Frank had given me a 16mm reduction print of the The Cradle is Rocking. I projected this print in many times in the 1970s and 1980s, and stored it in a damp basement in my house.  When I decided to put it on Folkstreams.net, I sent my print to Colorlab for a transfer.  The transfer showed what terrible shape my print was in, and I decided to try to find a better one.  I streamed my print on youtube with a plea for help finding a better one.  I also looked in the National Archives, the Library of Congress, and put out inquires on the Association of Moving Image Archivists list serve.

I didn’t have much success.  By law, USIA films could not be shown in the USA. So most prints would have been 16mm prints in USIA Libraries overseas.  These no longer exist.  But I located one 16mm print in the archives of Australia (probably left over from the USIA library there) and a VHS copy of the film made from a Canadian video copy. 

Frank DeCola was a few years older than me so he was born in the 1930s.  His wife’s name was Vera and I paid for a search on the Internet for Vera DeCola and found a Vera DeCola near Boston.  I called the number but it had been disconnected.  I feared that she had died.

Frank and Vera had two children and from my Internet search,  I was reminded that the daughter’s name was Valery DeCola.  I search Facebook and found a Valery DeCola who was about the age that Frank’s daughter would have been.  I sent a message to her on Facebook, and she replied. Valery (and her mother who was still living but in Italy) had no prints of The Cradle is Rocking.  Valery thought that her cousin, Frank’s nephew Phil DeCola might have a print.  

We contacted him and Phil did have a print, which he hand delivered to Colorlab in Rockville, MD for transfer to digital beta.  The print and the dbeta were deposited in the Folkstreams collection in the Southern Folklife Collection at the University of North Carolina in Chapel Hill, where we keep the Folkstreams archive.  This was all done by email and postal mail, so I never saw the print myself and assumed that it was a 16mm print like mine.

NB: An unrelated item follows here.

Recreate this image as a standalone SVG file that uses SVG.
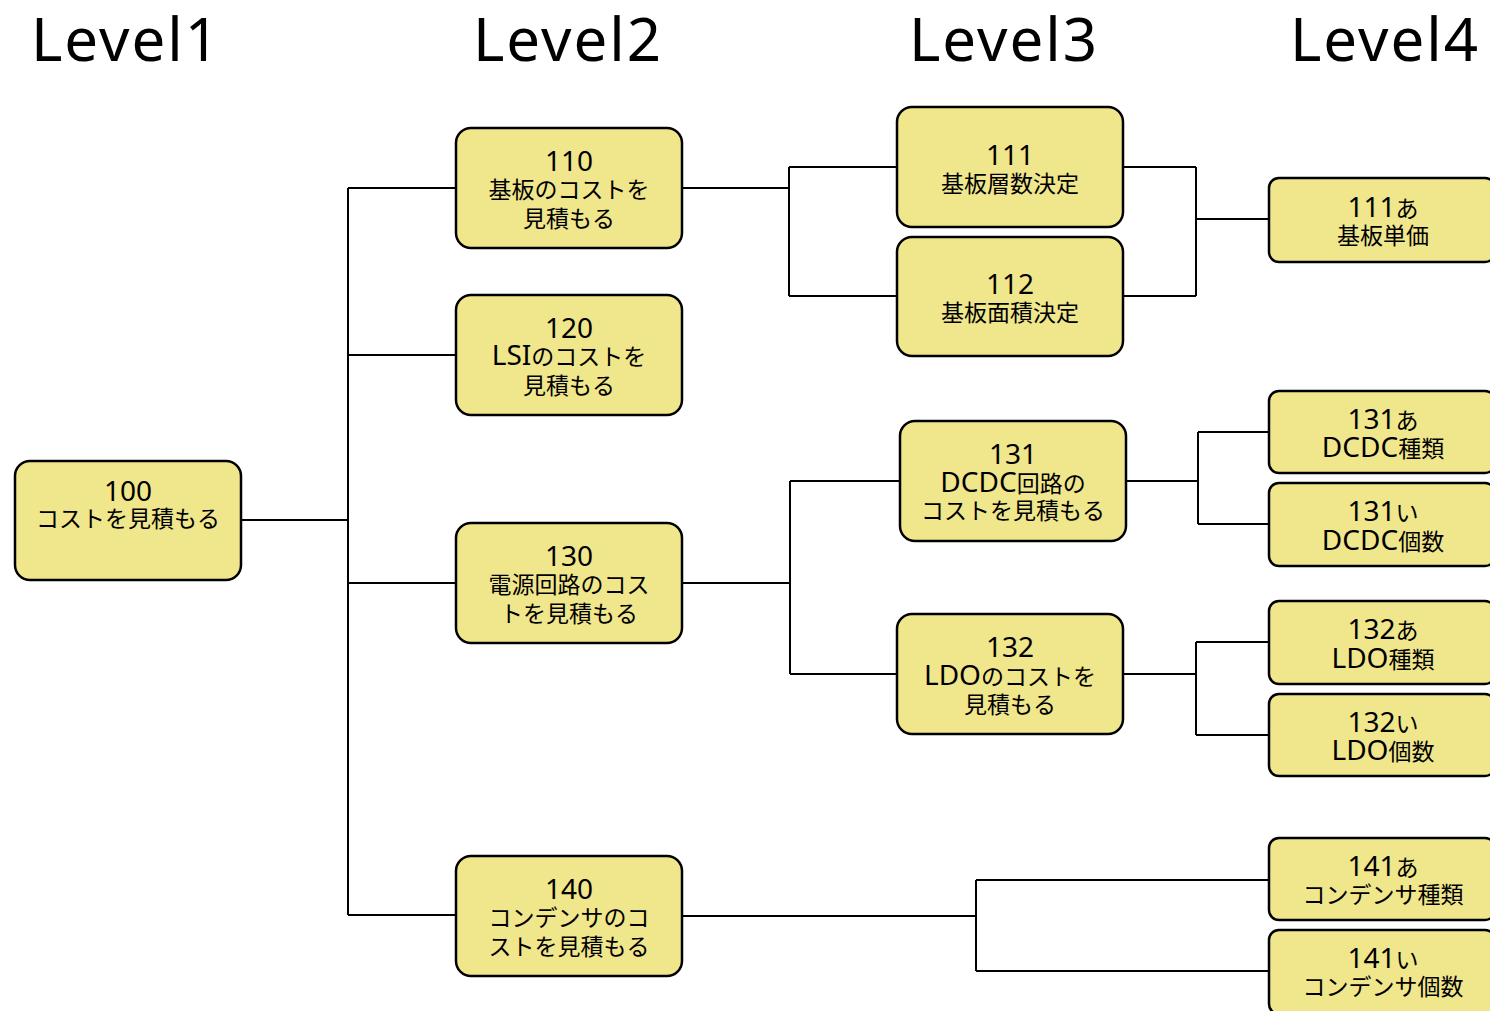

Colorlab prepared a bid on the restoration work based on 16mm footage, but when the print arrived for cleaning, I got a call that this print was a 35mm print and that the estimate would need to be revised. 

We were very lucky.  The print is probably the only 35mm print in existence, and it was in perfect shape.  I doubt if it had ever been projected.  We now have that print, a dupe negative from the print, an answer print (proof release print) and a regular release print. So we have three positive copies of the 12 minute film and a negative copy with a negative optical track for printing. All in 35mm.